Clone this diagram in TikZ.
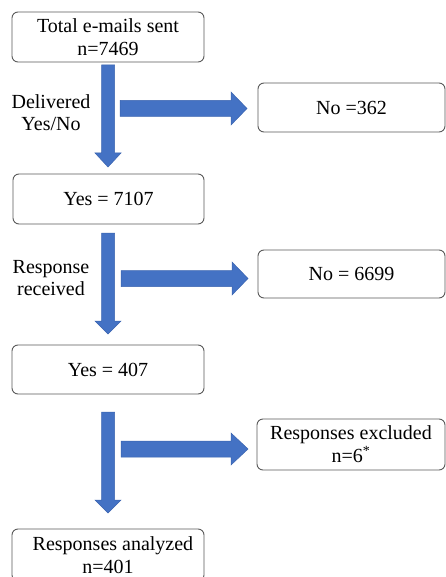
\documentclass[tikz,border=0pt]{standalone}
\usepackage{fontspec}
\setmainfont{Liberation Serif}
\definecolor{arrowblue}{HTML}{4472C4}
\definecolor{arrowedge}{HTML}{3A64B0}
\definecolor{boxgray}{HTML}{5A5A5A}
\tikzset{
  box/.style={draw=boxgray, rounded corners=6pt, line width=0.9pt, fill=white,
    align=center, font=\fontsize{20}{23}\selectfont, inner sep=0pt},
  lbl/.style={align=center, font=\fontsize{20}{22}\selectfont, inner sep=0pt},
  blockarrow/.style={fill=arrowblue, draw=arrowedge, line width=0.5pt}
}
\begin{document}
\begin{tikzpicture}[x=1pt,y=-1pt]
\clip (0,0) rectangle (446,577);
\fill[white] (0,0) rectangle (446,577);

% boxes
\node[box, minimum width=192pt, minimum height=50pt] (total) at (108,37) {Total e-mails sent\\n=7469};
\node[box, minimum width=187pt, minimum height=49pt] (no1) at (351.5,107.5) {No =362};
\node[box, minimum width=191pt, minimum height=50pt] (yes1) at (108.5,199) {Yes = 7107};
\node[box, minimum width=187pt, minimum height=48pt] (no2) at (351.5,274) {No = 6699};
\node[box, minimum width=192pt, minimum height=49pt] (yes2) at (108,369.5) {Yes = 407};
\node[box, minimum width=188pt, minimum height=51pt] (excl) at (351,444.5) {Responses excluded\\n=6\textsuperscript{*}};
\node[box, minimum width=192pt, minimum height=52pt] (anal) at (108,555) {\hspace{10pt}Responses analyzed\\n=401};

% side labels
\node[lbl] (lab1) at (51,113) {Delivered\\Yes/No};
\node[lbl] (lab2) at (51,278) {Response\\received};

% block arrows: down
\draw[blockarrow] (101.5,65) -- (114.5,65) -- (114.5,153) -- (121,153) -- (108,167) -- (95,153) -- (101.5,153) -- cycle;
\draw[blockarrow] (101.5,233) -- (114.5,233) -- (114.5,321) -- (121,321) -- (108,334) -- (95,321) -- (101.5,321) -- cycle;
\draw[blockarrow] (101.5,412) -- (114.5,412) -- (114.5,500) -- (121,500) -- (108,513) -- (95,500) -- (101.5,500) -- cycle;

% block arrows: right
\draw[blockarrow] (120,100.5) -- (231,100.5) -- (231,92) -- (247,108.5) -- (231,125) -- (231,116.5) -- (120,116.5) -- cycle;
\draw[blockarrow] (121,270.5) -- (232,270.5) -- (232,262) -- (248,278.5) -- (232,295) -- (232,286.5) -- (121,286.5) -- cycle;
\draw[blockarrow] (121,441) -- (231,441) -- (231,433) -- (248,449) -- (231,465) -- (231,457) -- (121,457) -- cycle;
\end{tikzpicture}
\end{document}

^^^^^^^^

Print each line of the material above exactly, with the pictures removed from your copy.

Clone this diagram in TikZ.
\documentclass[tikz,border=0pt]{standalone}
\usepackage{fontspec}
\setmainfont{Liberation Serif}
\definecolor{arrowblue}{HTML}{4472C4}
\definecolor{arrowedge}{HTML}{3A64B0}
\definecolor{boxgray}{HTML}{5A5A5A}
\tikzset{
  box/.style={draw=boxgray, rounded corners=6pt, line width=0.9pt, fill=white,
    align=center, font=\fontsize{20}{23}\selectfont, inner sep=0pt},
  lbl/.style={align=center, font=\fontsize{20}{22}\selectfont, inner sep=0pt},
  blockarrow/.style={fill=arrowblue, draw=arrowedge, line width=0.5pt}
}
\begin{document}
\begin{tikzpicture}[x=1pt,y=-1pt]
\clip (0,0) rectangle (446,577);
\fill[white] (0,0) rectangle (446,577);

% boxes
\node[box, minimum width=192pt, minimum height=50pt] (total) at (108,37) {Total e-mails sent\\n=7469};
\node[box, minimum width=187pt, minimum height=49pt] (no1) at (351.5,107.5) {No =362};
\node[box, minimum width=191pt, minimum height=50pt] (yes1) at (108.5,199) {Yes = 7107};
\node[box, minimum width=187pt, minimum height=48pt] (no2) at (351.5,274) {No = 6699};
\node[box, minimum width=192pt, minimum height=49pt] (yes2) at (108,369.5) {Yes = 407};
\node[box, minimum width=188pt, minimum height=51pt] (excl) at (351,444.5) {Responses excluded\\n=6\textsuperscript{*}};
\node[box, minimum width=192pt, minimum height=52pt] (anal) at (108,555) {\hspace{10pt}Responses analyzed\\n=401};

% side labels
\node[lbl] (lab1) at (51,113) {Delivered\\Yes/No};
\node[lbl] (lab2) at (51,278) {Response\\received};

% block arrows: down
\draw[blockarrow] (101.5,65) -- (114.5,65) -- (114.5,153) -- (121,153) -- (108,167) -- (95,153) -- (101.5,153) -- cycle;
\draw[blockarrow] (101.5,233) -- (114.5,233) -- (114.5,321) -- (121,321) -- (108,334) -- (95,321) -- (101.5,321) -- cycle;
\draw[blockarrow] (101.5,412) -- (114.5,412) -- (114.5,500) -- (121,500) -- (108,513) -- (95,500) -- (101.5,500) -- cycle;

% block arrows: right
\draw[blockarrow] (120,100.5) -- (231,100.5) -- (231,92) -- (247,108.5) -- (231,125) -- (231,116.5) -- (120,116.5) -- cycle;
\draw[blockarrow] (121,270.5) -- (232,270.5) -- (232,262) -- (248,278.5) -- (232,295) -- (232,286.5) -- (121,286.5) -- cycle;
\draw[blockarrow] (121,441) -- (231,441) -- (231,433) -- (248,449) -- (231,465) -- (231,457) -- (121,457) -- cycle;
\end{tikzpicture}
\end{document}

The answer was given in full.